Monday, November 12, 2018

Trumpian Contempt




The President of the United States likes to trumpet his support for the military. But this past weekend, Max Boot writes, Trump showed his contempt for the military:

On Saturday afternoon, the president was scheduled to attend a ceremony at the Aisne-Marne American Cemetery, where 2,289 U.S. soldiers are buried — a small part of the 116,000 Americans who gave the last full measure of devotion during World War I. It was the sort of solemn occasion that U.S. presidents have considered an integral part of their duty at least since the Gettysburg Address. But Trump couldn’t be bothered.
The White House explained that bad weather grounded the helicopters that Trump and his entourage were planning to take. Yet somehow bad weather did not prevent French President Emmanuel Macron, German Chancellor Angela Merkel or Canadian Prime Minister Justin Trudeau from attending outdoor ceremonies commemorating the end of World War I that afternoon. Somehow bad weather did not stop Gen. Joseph F. Dunford Jr., the chairman of the Joint Chiefs of Staff, and retired general John F. Kelly, the White House chief of staff, from attending the very ceremony that Trump could not make.

But he loves to turn his country's soldiers into political props:

Trump shows what he really thinks of the troops by using them as political props. He deployed 5,600 troops just before the midterm elections to guard against the supposed threat posed by a few thousand unarmed refugees hundreds of miles from the U.S. border. He even suggested that the troops should commit the war crime of opening fire on migrants who threw rocks.
The Pentagon grandly dubbed this Operation Faithful Patriot and circulated pictures of troops in full “battle rattle” stringing barbed wire, only to quietly drop the ludicrous moniker amid Election Day. Conveniently enough, Trump and his friends at Fox essentially stopped speaking about the caravan once the votes were cast. But, as the New York Times reports, the troops are still in the field, without electricity or hot meals — or a mission. They will likely spend Thanksgiving away from their families.
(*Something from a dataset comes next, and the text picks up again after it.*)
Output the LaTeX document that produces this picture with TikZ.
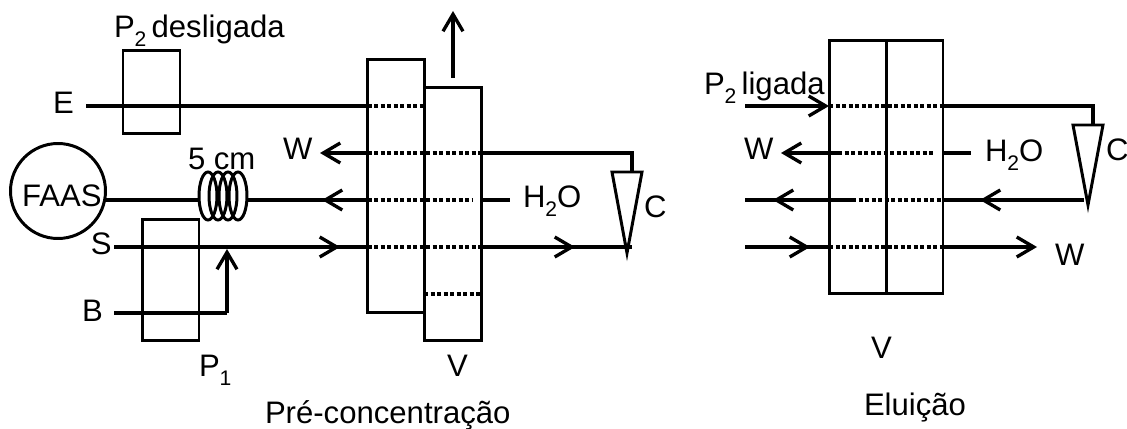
\documentclass[tikz,border=0pt]{standalone}
\usepackage{fontspec}
\setmainfont{Liberation Sans}
\usetikzlibrary{arrows.meta}
\newcommand{\indice}[1]{\raisebox{-5pt}{\fontsize{12}{12}\selectfont #1}}
\tikzset{
  caixa/.style={draw, line width=1.7pt, minimum width=1.14cm, inner sep=0pt, outer sep=0pt},
  rotulo/.style={anchor=base west, inner sep=0pt, outer sep=0pt},
  tubo/.style={line width=2.2pt},
  furo/.style={line width=2.2pt, dash pattern=on 2.4pt off 1.3pt},
  seta/.style={tubo, -{Straight Barb[length=3.4mm, width=4mm, line width=1.9pt]}},
  bobina/.style={line width=1.7pt},
  cone/.style={draw, line width=1.7pt, fill=white}
}
\begin{document}
\begin{tikzpicture}[x=0.02cm, y=-0.02cm, font=\fontsize{17.7}{19}\selectfont]
  \useasboundingbox (0,0) rectangle (1127,429);

  % pre-concentracao
  \node[caixa, minimum height=1.68cm] (ptwo) at (151.5,92) {};
  \node[caixa, minimum height=2.44cm] (pone) at (170.5,280) {};
  \node[caixa, minimum height=5.08cm] (vesq) at (396,186) {};
  \node[caixa, minimum height=5.08cm] (vdir) at (453,214) {};
  \node[draw, circle, line width=1.7pt, minimum size=1.9cm, inner sep=0pt, outer sep=0pt] (faas) at (58,191) {};

  \node[rotulo] (lptwo) at (114,38) {P\indice{2}\,desligada};
  \node[rotulo] (le) at (53,114) {E};
  \node[rotulo] (lw) at (283,160) {W};
  \node[rotulo] (lcm) at (188,170) {5 cm};
  \node[rotulo] (lfaas) at (22,207) {FAAS};
  \node[rotulo] (ls) at (91,255) {S};
  \node[rotulo] (lb) at (82,321) {B};
  \node[rotulo] (lpone) at (199,377) {P\indice{1}};
  \node[rotulo] (lv) at (447,377) {V};
  \node[rotulo] (lagua) at (523,208) {H\indice{2}O};
  \node[rotulo] (lc) at (644,217) {C};
  \node[rotulo] (ltitulo) at (265,423) {Pré-concentração};

  \coordinate (e) at (86,106);
  \coordinate (ef) at (423,106);
  \coordinate (saida) at (453,78);
  \coordinate (topo) at (453,11);
  \coordinate (wtip) at (320,153);
  \coordinate (canto) at (632,153);
  \coordinate (ctopo) at (632,172);
  \coordinate (bico) at (627,253);
  \coordinate (s) at (114,247);
  \coordinate (cfim) at (632,247);
  \coordinate (b) at (114,313);
  \coordinate (bcanto) at (227,313);
  \coordinate (bfim) at (227,249);
  \coordinate (bobe) at (198,200);
  \coordinate (bobd) at (247,200);
  \coordinate (aguafim) at (510,200);

  \draw[tubo] (e) -- (vesq.west |- e);
  \draw[furo] (vesq.west |- e) -- (ef);
  \draw[seta] (saida) -- (topo);
  \draw[seta] (vesq.west |- wtip) -- (wtip);
  \draw[furo] (vesq.west |- wtip) -- (vdir.east |- wtip);
  \draw[tubo] (vdir.east |- wtip) -- (canto) -- (ctopo);
  \draw[tubo] (faas.east |- bobe) -- (bobe);
  \draw[tubo] (vesq.west |- bobd) -- (bobd);
  \draw[seta] (vesq.west |- bobd) -- (322,200);
  \draw[furo] (vesq.west |- bobd) -- (472,200);
  \draw[tubo] (483,200) -- (aguafim);
  \draw[tubo] (s) -- (vesq.west |- s);
  \draw[seta] (s) -- (340,247);
  \draw[furo] (vesq.west |- s) -- (vdir.east |- s);
  \draw[tubo] (vdir.east |- s) -- (cfim);
  \draw[seta] (vdir.east |- s) -- (575,247);
  \draw[furo] (424,294) -- (481,294);
  \draw[tubo] (b) -- (bcanto);
  \draw[seta] (bcanto) -- (bfim);
  \foreach \cx in {208,218,228,238}
    \draw[bobina] (\cx,196) ellipse (9 and 24);
  \draw[cone] (612,172) -- (642,172) -- (bico) -- cycle;

  % eluicao
  \node[caixa, minimum height=5.08cm] (eesq) at (857.5,167) {};
  \node[caixa, minimum height=5.08cm] (edir) at (914.5,167) {};

  \node[rotulo] (lpdois) at (704,95) {P\indice{2}\,ligada};
  \node[rotulo] (lwa) at (744,160) {W};
  \node[rotulo] (laguab) at (985,162) {H\indice{2}O};
  \node[rotulo] (lcb) at (1106,161) {C};
  \node[rotulo] (lwb) at (1055,265) {W};
  \node[rotulo] (lvb) at (871,358) {V};
  \node[rotulo] (ltitulob) at (864,415) {Eluição};

  \coordinate (ea) at (745,106);
  \coordinate (ecanto) at (1093,106);
  \coordinate (ectopo) at (1093,125);
  \coordinate (ebico) at (1088,205);
  \coordinate (ewtip) at (781,153);
  \coordinate (eagua) at (971,153);
  \coordinate (ec) at (745,200);
  \coordinate (ecfim) at (1084,200);
  \coordinate (ed) at (745,247);
  \coordinate (edfim) at (1037,247);

  \draw[seta] (ea) -- (eesq.west |- ea);
  \draw[furo] (eesq.west |- ea) -- (edir.east |- ea);
  \draw[tubo] (edir.east |- ea) -- (ecanto) -- (ectopo);
  \draw[seta] (838,153) -- (ewtip);
  \draw[furo] (838,153) -- (933,153);
  \draw[tubo] (edir.east |- eagua) -- (eagua);
  \draw[seta] (852,200) -- (773,200);
  \draw[tubo] (ec) -- (852,200);
  \draw[furo] (852,200) -- (edir.east |- ec);
  \draw[seta] (ecfim) -- (980,200);
  \draw[tubo] (edir.east |- ec) -- (ecfim);
  \draw[seta] (ed) -- (810,247);
  \draw[tubo] (ed) -- (eesq.west |- ed);
  \draw[furo] (eesq.west |- ed) -- (edir.east |- ed);
  \draw[seta] (edir.east |- ed) -- (edfim);
  \draw[cone] (1073,125) -- (1103,125) -- (ebico) -- cycle;
\end{tikzpicture}
\end{document}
This is a man who worked overtime to stay out of Vietnam. So, Boot writes, when Trump says he  is pro-military, don't believe him:

He has no understanding of what soldiers do or the honor code by which they live. His idea of military service is marching in a parade — and he is peeved he couldn’t have one in Washington this Veterans Day. Through his words and deeds, the commander in chief shows his contempt for the men and women in uniform.

Contempt is the operative word. Trump has plenty of it -- for everyone and everything that isn't labelled Trump.

Image: Medium.com

4 comments:

the salamander said...

.. Elect and then tolerate a banana republic president ?
What else to say, but the country is then a banana republic ..

Owen Gray said...

As the country slides further into corruption, sal, Trump's contempt grows.

John B. said...

When it comes to that type of contempt regarding military operations and observances, Trump has plenty of it, but I can think of a more disgusting and blatantly transparent instance of exactly that with a source much closer to home.


Jul 25, 2006

“UN officials said Israel was warned repeatedly that its attacks were endangering lives of the UN peacekeeping force in Lebanon, known as UNIFIL, before the attack that killed the four peacekeepers.
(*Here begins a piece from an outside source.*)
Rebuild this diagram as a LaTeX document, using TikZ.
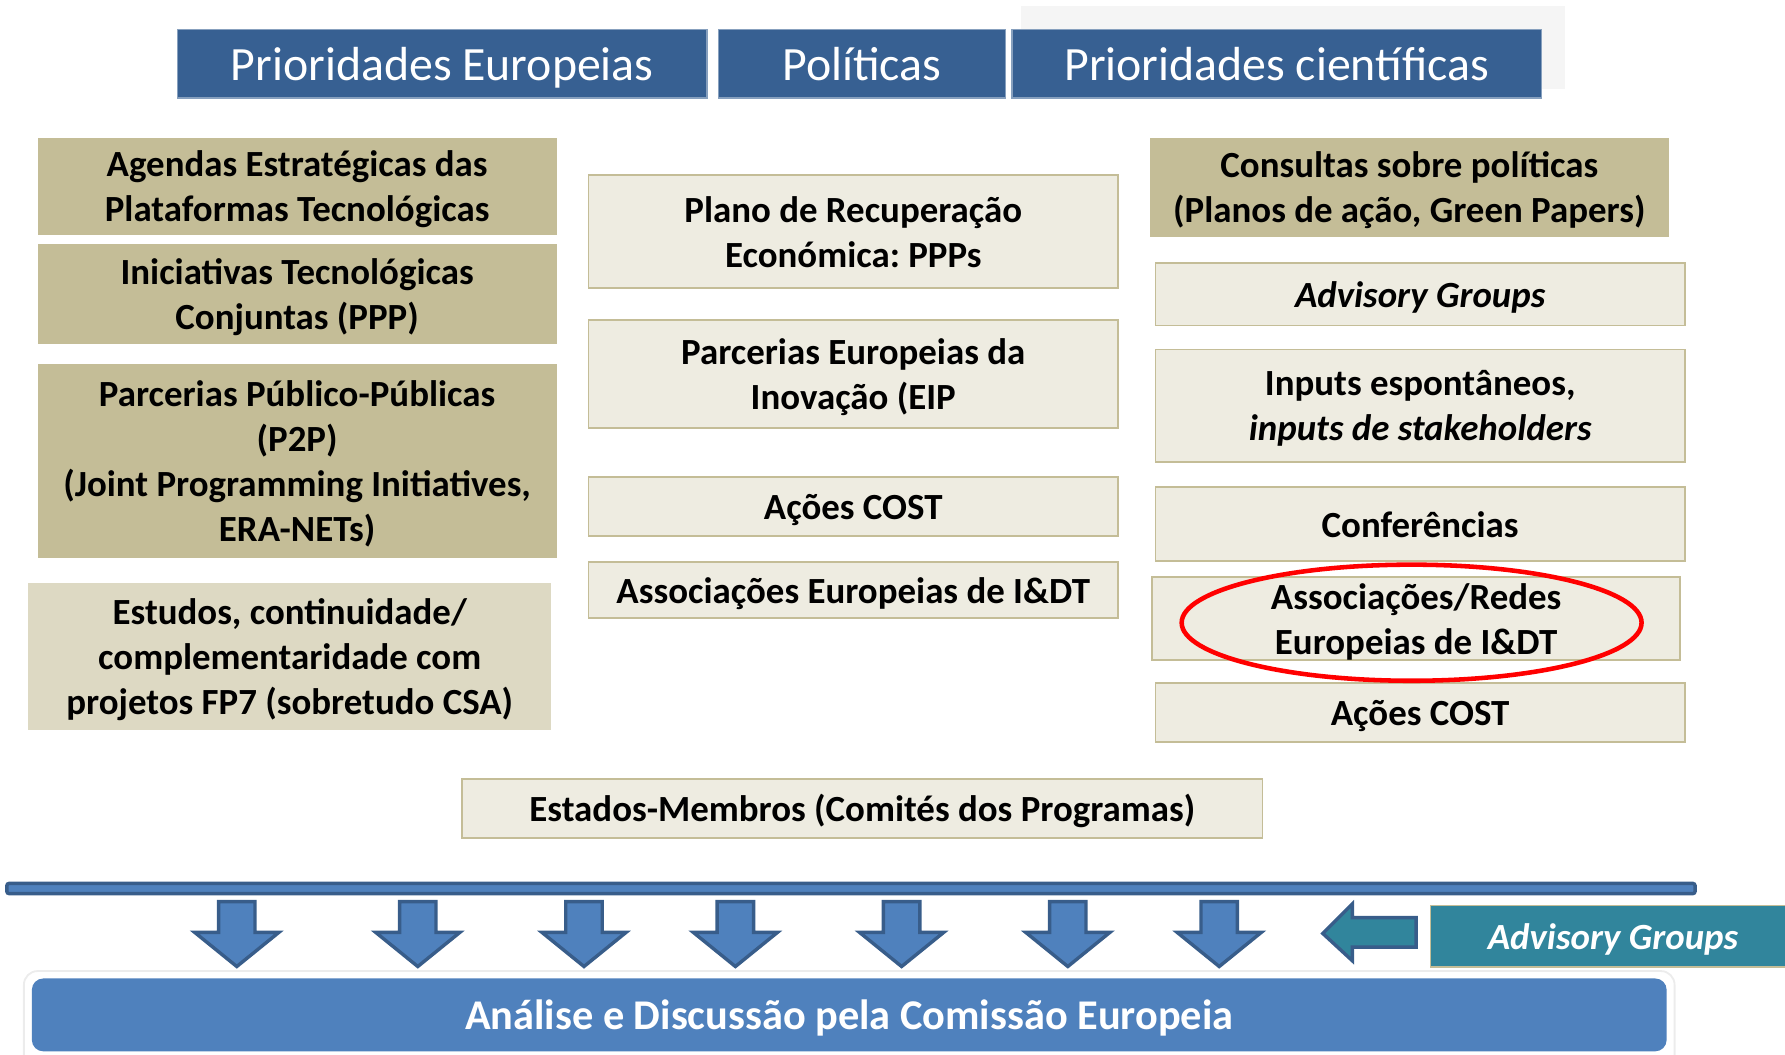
\documentclass[tikz,border=0pt]{standalone}
\usepackage{fontspec}
\setmainfont{Carlito}
\frenchspacing
\definecolor{hdrblue}{HTML}{376092}
\definecolor{barblue}{HTML}{4F81BD}
\definecolor{edgeblue}{HTML}{385D8A}
\definecolor{sand}{HTML}{C4BD97}
\definecolor{lightsand}{HTML}{DDD9C3}
\definecolor{palesand}{HTML}{EEECE1}
\definecolor{agteal}{HTML}{31859C}
\begin{document}
\begin{tikzpicture}[x=0.5pt,y=-0.5pt,
  wh/.style 2 args={minimum width=#1*0.5pt,minimum height=#2*0.5pt},
  hdr/.style={fill=hdrblue,draw=hdrblue!60!white,line width=0.6pt,text=white,
    inner sep=0pt,text depth=0pt,font=\fontsize{21}{25}\selectfont},
  bodytxt/.style={align=center,inner sep=0pt,text depth=0pt,font=\bfseries\fontsize{16.2}{19.75}\selectfont},
  sandbox/.style={bodytxt,fill=sand},
  lsandbox/.style={bodytxt,fill=lightsand},
  palebox/.style={bodytxt,fill=palesand,draw=sand,line width=0.8pt},
  downarrow/.style={fill=barblue,draw=edgeblue,line width=1.5pt,line join=miter}]

\useasboundingbox (0,0) rectangle (1568,926);
\clip (0,0) rectangle (1568,926);

% header
\fill[gray!8] (897,5) rectangle (1375,78);
\node[hdr,wh={465}{60}] (eu)  at (388.5,56) {Prioridades Europeias};
\node[hdr,wh={252}{60}] (pol) at (757,56)   {Políticas};
\node[hdr,wh={465}{60}] (sci) at (1121.5,56) {Prioridades científicas};

% left column
\node[sandbox,wh={456}{85}]  (agendas) at (261,163.5) {Agendas Estratégicas das\\Plataformas Tecnológicas};
\node[sandbox,wh={456}{88}]  (jti)     at (261,258)   {Iniciativas Tecnológicas\\Conjuntas (PPP)};
\node[sandbox,wh={456}{170}] (p2p)     at (261,405)   {Parcerias Público-Públicas\\(P2P)\\(Joint Programming Initiatives,\\ERA-NETs)};
\node[lsandbox,wh={459}{129}] (estudos) at (254.5,576.5) {Estudos, continuidade/\\complementaridade com\\projetos FP7 (sobretudo CSA)};

% middle column
\node[palebox,wh={465}{99}] (plano)  at (749.5,203.5) {Plano de Recuperação\\Económica: PPPs};
\node[palebox,wh={465}{95}] (eip)    at (749.5,328.5) {Parcerias Europeias da\\Inovação (EIP};
\node[palebox,wh={465}{52}] (costA)  at (749.5,445)   {Ações COST};
\node[palebox,wh={465}{49}] (assocA) at (749.5,518.5) {Associações Europeias de I\&DT};

% right column
\node[sandbox,wh={456}{87}] (consultas) at (1238,164.5) {Consultas sobre políticas\\(Planos de ação, Green Papers)};
\node[palebox,wh={465}{55}] (advA)   at (1247.5,258.5) {\itshape Advisory Groups};
\node[palebox,wh={465}{99}] (inputs) at (1247.5,356.5) {Inputs espontâneos,\\\itshape inputs de stakeholders};
\node[palebox,wh={465}{65}] (conf)   at (1247.5,460.5) {Conferências};
\node[palebox,wh={464}{73}] (redes)  at (1244,543.5)   {Associações/Redes\\Europeias de I\&DT};
\node[palebox,wh={465}{52}] (costB)  at (1247.5,626)   {Ações COST};
\draw[red,line width=2pt] (redes.center)++(-4,3.5) ellipse [x radius=101pt,y radius=25.5pt];

\node[palebox,wh={703}{52}] (estados) at (757.5,710) {Estados-Membros (Comités dos Programas)};

% bar and arrows
\draw[fill=barblue,draw=edgeblue,line width=1.5pt,rounded corners=1pt] (6,776) rectangle (1489,785);
\foreach \x in {208,367,513,646,792,938,1071}
  \draw[downarrow] (\x-16,792) -- (\x+16,792) -- (\x+16,819) -- (\x+37,819)
    -- (\x,849) -- (\x-37,819) -- (\x-16,819) -- cycle;
\draw[downarrow,fill=agteal] (1244,806) -- (1244,832) -- (1188,832) -- (1188,844)
  -- (1162,820) -- (1188,794) -- (1188,806) -- cycle;
\node[bodytxt,fill=agteal,draw=sand,line width=0.6pt,text=white,anchor=west,wh={340}{54}] (advB) at (1256,822.5)
  {\hspace*{-0.6em}\itshape Advisory Groups};

% bottom
\draw[fill=white,draw=gray!15,line width=0.8pt,rounded corners=6pt] (21,853) rectangle (1471,940);
\node[bodytxt,fill=barblue,text=white,rounded corners=5pt,wh={1436}{64},font=\bfseries\fontsize{18.6}{22}\selectfont]
  (analise) at (746,891.5) {Análise e Discussão pela Comissão Europeia};
\end{tikzpicture}
\end{document}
“According to a UN preliminary report, UN peacekeepers in southern Lebanon called the Israeli military 10 times in a six-hour period to ask it to halt bombing.”


“Ireland has filed an official protest with Israel. China has also demanded that Israel apologize for the attack.

“Austria's foreign minister, Ursula Plassnik, told her Israeli counterpart by telephone that the bombing was unacceptable and urged Israel to stop its attack on the area.”


“Prime Minister Stephen Harper says he doesn't believe Israel deliberately attacked a United Nations post in southern Lebanon in a bombing that killed four UN observers, including a Canadian.

"’I certainly doubt that to be the case,’ Harper said on Wednesday. …

“Harper pointed to the fact the government of Israel has been ‘co-operating with us in our evacuation efforts, in our efforts to move Canadian citizens out of Lebanon, and also trying to keep our own troops that are on the ground involved in the evacuation out of harm's way.’

“He said he wants to find out why the UN post was attacked, but also why ‘it remained manned during what is now, more or less, a war.’"


And later:

“[T]he Canadian official inquiry into the Canadian soldier’s killing was mysteriously removed from their government’s websites for ‘security reasons’”, [later to be restored by the succeeding Liberal government.]


There’s something more insidious here than “not being bothered”, all the more so from a creature so ever eager to enjoy the next flypast? When it comes to bogus respect for the military and hiding behind the troops, our boy could give Trump lessons. There must be a stronger word than “contempt”.

Owen Gray said...

The moral philosophers claim there are two kinds of sin, John: sins of commission and sins of ommission. It's when we fail to respond to wrong doing that we enable it.